Retype the opening lines of the listing below, ending with the line that contains "y_ticks = [0, 250, 500, 750]", and leave out any pictures.

* START Source excerpt *

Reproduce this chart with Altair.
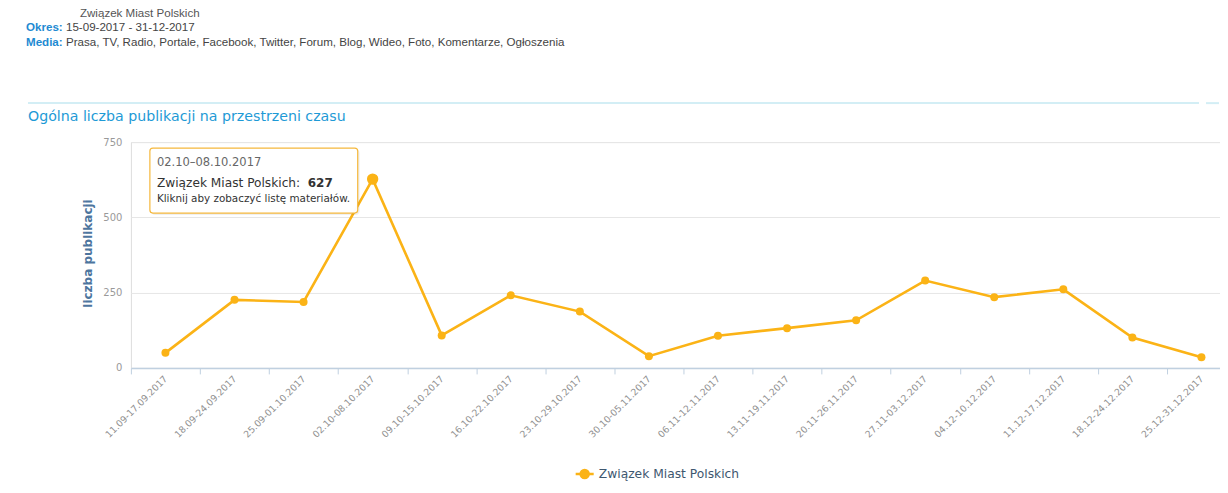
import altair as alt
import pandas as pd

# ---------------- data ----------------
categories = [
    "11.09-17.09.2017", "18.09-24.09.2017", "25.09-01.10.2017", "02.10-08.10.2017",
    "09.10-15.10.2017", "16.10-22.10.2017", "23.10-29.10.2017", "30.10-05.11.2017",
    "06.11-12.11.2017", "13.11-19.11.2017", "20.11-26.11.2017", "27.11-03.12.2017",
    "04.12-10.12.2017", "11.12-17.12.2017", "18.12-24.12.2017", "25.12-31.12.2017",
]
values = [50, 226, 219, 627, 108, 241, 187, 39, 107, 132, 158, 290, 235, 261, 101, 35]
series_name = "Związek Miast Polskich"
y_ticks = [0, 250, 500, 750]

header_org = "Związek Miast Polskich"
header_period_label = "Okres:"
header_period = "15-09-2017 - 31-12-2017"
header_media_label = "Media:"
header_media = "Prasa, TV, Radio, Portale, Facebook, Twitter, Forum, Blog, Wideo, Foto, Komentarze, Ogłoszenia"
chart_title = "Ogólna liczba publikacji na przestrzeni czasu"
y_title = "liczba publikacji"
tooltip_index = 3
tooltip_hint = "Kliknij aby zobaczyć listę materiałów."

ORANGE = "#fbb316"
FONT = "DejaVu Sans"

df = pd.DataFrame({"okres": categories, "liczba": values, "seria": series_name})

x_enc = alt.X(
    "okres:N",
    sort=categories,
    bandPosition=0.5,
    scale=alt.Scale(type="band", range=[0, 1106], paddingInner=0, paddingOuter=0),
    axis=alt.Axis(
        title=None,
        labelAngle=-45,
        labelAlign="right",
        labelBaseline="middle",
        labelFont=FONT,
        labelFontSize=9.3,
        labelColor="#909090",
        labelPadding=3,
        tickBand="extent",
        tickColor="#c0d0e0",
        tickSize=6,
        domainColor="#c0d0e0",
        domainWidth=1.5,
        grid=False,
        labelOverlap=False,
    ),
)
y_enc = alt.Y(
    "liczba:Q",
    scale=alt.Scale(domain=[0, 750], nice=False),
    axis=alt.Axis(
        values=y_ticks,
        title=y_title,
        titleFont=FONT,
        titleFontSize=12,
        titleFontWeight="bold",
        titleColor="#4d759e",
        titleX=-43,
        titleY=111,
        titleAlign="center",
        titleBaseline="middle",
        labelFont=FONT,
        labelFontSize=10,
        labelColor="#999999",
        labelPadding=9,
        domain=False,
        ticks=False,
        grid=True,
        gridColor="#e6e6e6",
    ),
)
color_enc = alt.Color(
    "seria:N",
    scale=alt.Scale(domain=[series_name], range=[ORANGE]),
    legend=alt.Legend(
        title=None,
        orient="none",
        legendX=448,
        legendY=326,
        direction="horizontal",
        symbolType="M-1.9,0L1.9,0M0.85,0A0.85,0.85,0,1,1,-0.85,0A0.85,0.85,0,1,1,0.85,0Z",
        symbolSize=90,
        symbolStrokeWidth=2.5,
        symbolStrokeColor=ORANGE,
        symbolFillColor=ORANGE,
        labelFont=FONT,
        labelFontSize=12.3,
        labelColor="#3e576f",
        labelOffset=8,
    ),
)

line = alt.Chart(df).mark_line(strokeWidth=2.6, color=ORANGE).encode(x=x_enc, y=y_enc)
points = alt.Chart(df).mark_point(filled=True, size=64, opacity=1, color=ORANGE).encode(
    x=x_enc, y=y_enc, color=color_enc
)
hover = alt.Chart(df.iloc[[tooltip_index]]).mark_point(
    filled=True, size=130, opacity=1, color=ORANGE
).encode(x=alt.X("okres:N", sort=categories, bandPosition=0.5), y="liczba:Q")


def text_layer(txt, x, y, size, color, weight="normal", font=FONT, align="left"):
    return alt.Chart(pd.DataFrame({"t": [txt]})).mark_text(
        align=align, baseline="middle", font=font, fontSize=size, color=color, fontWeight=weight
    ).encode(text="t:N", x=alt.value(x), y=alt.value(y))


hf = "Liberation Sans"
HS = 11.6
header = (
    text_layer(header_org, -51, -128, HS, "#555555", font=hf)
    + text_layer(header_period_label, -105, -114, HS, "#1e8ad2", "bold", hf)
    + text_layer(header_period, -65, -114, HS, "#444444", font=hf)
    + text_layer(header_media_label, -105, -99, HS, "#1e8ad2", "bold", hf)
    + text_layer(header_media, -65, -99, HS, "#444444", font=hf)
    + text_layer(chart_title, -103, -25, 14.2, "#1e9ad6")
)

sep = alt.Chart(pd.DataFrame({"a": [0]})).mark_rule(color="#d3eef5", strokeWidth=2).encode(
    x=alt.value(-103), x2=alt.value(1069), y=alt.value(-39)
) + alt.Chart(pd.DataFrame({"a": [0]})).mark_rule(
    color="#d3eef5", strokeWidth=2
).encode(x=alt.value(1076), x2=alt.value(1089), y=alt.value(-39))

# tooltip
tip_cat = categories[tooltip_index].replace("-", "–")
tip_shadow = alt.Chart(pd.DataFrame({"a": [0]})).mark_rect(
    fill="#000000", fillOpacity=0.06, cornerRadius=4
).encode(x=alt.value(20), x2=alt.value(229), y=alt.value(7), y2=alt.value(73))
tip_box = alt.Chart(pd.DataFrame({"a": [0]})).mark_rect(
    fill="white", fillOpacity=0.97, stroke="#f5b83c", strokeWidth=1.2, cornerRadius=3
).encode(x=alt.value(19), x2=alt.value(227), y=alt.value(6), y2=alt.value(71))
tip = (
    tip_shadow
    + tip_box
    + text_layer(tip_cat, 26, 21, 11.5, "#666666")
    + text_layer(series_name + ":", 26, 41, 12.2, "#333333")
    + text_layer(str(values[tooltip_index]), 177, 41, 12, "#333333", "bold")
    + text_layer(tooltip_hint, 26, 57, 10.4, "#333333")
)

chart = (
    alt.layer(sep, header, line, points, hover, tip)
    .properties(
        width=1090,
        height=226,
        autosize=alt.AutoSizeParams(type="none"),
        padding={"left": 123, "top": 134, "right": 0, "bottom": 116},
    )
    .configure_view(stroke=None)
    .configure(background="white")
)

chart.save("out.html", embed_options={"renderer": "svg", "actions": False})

* END Source excerpt *

Answer to this problem ::
Reproduce this chart with Altair.
import altair as alt
import pandas as pd

# ---------------- data ----------------
categories = [
    "11.09-17.09.2017", "18.09-24.09.2017", "25.09-01.10.2017", "02.10-08.10.2017",
    "09.10-15.10.2017", "16.10-22.10.2017", "23.10-29.10.2017", "30.10-05.11.2017",
    "06.11-12.11.2017", "13.11-19.11.2017", "20.11-26.11.2017", "27.11-03.12.2017",
    "04.12-10.12.2017", "11.12-17.12.2017", "18.12-24.12.2017", "25.12-31.12.2017",
]
values = [50, 226, 219, 627, 108, 241, 187, 39, 107, 132, 158, 290, 235, 261, 101, 35]
series_name = "Związek Miast Polskich"
y_ticks = [0, 250, 500, 750]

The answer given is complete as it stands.